### Information given ###

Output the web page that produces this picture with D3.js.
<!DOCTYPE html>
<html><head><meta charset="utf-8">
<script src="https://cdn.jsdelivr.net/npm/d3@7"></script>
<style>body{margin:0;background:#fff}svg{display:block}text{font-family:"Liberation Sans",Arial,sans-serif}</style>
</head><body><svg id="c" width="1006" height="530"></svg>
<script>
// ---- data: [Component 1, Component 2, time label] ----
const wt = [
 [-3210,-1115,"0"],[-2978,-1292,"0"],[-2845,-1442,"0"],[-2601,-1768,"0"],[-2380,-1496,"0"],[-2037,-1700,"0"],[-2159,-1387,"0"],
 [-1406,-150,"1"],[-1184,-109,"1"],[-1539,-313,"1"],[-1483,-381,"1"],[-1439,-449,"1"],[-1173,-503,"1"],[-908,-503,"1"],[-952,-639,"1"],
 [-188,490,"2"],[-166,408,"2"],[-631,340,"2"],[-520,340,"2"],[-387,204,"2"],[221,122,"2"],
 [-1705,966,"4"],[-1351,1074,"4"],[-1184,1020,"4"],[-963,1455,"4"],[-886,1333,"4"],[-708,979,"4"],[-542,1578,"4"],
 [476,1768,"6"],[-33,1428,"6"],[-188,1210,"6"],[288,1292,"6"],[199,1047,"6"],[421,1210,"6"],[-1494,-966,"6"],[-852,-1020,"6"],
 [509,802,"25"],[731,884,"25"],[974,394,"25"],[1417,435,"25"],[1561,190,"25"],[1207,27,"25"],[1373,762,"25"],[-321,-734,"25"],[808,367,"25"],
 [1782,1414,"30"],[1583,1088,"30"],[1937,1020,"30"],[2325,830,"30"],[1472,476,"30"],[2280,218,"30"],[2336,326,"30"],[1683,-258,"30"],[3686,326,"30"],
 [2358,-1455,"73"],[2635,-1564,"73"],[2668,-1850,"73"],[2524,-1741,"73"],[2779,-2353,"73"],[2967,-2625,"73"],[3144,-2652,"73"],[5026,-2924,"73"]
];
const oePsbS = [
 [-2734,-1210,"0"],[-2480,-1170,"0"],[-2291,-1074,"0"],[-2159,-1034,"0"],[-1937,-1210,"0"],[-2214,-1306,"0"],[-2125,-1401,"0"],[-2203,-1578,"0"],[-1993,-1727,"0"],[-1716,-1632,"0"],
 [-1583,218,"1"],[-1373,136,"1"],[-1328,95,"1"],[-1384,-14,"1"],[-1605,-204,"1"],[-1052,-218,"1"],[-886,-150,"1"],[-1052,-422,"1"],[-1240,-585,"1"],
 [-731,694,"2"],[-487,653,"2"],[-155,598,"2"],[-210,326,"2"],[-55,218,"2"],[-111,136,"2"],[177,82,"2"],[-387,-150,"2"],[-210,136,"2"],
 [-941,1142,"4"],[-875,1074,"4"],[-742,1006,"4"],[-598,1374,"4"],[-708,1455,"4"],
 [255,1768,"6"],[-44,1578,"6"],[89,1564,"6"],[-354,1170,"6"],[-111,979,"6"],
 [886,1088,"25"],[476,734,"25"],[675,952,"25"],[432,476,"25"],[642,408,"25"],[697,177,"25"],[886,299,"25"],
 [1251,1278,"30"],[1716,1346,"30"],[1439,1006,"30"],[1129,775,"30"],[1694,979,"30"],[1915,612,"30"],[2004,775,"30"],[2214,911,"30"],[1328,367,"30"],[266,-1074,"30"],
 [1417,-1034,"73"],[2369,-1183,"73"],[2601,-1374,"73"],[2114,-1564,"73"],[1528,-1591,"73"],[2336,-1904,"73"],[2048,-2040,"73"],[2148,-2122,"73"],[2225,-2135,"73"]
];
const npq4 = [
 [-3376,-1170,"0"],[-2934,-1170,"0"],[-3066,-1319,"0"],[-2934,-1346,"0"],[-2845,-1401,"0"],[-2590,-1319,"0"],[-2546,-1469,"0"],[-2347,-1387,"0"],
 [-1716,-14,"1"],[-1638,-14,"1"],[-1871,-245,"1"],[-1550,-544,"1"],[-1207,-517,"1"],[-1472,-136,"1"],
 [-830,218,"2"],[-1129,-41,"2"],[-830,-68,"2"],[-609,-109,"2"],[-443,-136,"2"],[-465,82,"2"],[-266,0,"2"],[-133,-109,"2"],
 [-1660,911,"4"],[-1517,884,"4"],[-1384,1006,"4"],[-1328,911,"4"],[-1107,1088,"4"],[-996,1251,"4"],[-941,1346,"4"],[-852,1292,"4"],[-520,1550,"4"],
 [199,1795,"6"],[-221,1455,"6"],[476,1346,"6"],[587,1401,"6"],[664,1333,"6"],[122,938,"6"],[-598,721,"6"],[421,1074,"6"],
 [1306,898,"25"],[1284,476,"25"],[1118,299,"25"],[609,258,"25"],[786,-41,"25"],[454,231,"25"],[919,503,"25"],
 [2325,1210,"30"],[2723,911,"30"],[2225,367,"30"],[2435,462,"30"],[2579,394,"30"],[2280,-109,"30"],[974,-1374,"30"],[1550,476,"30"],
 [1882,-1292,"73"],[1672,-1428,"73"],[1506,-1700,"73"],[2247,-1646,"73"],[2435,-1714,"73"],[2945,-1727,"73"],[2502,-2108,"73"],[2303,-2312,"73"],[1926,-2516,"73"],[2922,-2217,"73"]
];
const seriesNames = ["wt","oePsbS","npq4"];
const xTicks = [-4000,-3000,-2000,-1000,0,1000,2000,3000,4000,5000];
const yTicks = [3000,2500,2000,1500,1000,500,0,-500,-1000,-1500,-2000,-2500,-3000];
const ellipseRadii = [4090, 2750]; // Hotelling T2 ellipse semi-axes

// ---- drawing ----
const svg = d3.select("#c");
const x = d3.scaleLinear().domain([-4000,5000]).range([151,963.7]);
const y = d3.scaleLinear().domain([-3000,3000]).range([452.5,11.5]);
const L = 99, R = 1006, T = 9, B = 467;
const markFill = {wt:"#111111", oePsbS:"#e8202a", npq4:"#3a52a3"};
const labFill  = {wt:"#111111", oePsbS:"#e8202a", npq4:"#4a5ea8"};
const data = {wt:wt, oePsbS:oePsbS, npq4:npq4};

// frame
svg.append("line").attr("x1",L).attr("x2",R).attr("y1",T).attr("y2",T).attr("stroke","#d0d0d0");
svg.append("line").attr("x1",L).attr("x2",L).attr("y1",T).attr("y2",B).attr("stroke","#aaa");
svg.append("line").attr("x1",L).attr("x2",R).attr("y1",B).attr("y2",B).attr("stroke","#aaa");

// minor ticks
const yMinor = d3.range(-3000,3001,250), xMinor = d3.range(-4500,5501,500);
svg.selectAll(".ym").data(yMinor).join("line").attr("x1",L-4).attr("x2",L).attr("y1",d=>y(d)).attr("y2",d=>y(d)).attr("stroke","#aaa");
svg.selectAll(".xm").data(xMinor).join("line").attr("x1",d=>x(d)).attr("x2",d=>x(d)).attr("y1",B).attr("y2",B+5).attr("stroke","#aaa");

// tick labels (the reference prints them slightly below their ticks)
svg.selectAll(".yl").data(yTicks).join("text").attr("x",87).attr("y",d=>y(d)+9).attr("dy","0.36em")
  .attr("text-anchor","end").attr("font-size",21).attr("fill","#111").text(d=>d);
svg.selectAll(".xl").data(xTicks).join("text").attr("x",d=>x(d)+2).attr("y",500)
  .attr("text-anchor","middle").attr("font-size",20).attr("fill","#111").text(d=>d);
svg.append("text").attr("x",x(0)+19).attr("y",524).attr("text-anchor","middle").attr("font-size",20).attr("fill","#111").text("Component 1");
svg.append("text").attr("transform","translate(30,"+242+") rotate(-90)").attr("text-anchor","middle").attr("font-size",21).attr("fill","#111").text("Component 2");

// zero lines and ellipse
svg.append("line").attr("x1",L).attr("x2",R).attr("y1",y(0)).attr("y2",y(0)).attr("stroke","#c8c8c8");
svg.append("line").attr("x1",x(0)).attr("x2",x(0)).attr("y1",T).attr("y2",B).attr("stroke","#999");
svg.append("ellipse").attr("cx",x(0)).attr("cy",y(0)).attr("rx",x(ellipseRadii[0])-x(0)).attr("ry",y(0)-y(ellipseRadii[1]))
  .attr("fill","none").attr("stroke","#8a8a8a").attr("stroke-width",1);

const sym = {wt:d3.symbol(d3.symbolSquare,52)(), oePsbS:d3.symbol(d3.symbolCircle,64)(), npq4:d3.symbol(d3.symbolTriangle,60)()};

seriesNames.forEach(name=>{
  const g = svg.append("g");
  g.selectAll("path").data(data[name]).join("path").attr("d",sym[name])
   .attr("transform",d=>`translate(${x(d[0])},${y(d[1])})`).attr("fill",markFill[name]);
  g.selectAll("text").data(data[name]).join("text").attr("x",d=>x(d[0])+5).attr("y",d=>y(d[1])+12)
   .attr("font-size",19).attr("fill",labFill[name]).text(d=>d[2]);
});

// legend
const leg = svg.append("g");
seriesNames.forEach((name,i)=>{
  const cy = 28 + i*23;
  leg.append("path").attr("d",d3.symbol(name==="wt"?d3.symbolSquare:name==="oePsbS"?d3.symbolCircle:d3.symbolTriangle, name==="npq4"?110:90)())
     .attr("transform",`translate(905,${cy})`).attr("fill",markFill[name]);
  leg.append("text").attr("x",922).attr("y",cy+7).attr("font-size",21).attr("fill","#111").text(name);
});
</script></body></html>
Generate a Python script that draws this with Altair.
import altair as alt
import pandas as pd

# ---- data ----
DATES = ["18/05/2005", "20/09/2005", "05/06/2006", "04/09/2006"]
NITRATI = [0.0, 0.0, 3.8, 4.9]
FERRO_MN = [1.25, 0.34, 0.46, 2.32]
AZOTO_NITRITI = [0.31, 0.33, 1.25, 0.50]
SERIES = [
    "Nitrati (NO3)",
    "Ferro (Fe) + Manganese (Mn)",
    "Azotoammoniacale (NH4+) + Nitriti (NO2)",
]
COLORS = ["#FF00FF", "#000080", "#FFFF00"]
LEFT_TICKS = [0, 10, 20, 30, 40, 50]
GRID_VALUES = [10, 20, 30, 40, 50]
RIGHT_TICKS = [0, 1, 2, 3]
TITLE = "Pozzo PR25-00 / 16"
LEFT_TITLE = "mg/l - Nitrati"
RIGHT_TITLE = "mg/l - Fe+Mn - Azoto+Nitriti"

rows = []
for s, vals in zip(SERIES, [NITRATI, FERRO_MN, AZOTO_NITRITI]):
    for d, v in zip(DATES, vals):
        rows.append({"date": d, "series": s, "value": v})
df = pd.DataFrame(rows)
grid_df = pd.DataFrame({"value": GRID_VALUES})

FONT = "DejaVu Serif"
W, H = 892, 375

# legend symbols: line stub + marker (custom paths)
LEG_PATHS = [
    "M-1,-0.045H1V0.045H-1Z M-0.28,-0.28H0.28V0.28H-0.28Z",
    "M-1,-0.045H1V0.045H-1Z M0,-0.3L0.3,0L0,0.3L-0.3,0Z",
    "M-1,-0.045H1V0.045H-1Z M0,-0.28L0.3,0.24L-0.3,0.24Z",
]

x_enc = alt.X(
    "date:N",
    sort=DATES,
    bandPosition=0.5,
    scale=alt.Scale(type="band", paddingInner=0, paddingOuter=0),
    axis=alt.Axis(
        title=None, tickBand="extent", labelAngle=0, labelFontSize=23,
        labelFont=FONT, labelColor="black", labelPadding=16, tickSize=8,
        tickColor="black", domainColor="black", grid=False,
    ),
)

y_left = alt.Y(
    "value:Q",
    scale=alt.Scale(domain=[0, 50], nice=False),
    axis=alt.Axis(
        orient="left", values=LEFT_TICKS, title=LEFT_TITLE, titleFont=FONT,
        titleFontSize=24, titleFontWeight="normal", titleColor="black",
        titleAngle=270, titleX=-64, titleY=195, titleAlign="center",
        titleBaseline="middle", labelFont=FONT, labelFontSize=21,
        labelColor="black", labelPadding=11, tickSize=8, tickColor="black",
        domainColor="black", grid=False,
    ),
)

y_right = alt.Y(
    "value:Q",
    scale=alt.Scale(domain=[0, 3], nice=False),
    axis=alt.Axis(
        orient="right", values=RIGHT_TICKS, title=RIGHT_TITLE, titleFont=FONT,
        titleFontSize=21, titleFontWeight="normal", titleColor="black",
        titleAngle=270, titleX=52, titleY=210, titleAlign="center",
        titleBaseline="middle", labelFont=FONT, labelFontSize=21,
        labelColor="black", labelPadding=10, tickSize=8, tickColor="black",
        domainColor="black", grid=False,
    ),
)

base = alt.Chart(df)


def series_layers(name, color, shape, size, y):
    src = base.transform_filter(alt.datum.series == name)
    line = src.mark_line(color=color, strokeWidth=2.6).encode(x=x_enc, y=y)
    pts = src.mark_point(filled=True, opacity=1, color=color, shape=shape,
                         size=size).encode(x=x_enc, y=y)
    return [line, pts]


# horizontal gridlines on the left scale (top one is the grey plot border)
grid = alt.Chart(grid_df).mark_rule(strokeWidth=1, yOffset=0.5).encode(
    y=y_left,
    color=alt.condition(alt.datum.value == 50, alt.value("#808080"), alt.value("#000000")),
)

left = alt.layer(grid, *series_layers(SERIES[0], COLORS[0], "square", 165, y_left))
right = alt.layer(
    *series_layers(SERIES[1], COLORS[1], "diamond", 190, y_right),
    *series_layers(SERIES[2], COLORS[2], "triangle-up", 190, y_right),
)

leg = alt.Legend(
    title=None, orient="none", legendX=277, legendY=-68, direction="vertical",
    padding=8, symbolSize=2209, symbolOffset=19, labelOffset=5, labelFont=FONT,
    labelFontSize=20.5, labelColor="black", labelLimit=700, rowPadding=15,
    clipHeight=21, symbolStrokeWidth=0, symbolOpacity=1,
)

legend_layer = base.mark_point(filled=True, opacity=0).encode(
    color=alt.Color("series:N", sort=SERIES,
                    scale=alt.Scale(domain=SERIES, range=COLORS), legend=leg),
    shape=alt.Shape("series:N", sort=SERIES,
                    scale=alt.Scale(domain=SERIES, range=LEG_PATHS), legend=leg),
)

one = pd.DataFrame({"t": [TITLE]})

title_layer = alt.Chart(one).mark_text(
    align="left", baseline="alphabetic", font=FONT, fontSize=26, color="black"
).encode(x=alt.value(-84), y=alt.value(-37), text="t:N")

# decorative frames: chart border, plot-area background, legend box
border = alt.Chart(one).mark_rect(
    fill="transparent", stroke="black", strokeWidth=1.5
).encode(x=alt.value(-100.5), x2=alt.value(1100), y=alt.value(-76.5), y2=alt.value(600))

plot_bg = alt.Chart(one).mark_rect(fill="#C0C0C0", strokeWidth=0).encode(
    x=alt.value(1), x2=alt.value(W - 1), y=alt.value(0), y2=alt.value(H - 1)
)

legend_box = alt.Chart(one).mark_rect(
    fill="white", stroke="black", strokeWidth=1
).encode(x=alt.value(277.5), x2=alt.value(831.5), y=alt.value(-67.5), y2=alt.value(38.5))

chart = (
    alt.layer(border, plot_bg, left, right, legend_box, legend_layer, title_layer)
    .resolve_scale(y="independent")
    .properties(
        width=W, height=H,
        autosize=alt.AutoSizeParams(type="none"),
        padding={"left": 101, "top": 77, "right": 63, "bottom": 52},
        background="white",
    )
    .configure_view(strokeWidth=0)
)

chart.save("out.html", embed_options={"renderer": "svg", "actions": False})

###

> _Task brief_
Output, from the data above, the lines from the line with "Generate a Python" to the line with "import pandas as pd" exactly as they stand, both ends included and nothing else.

> _Answer to this problem_
Generate a Python script that draws this with Altair.
import altair as alt
import pandas as pd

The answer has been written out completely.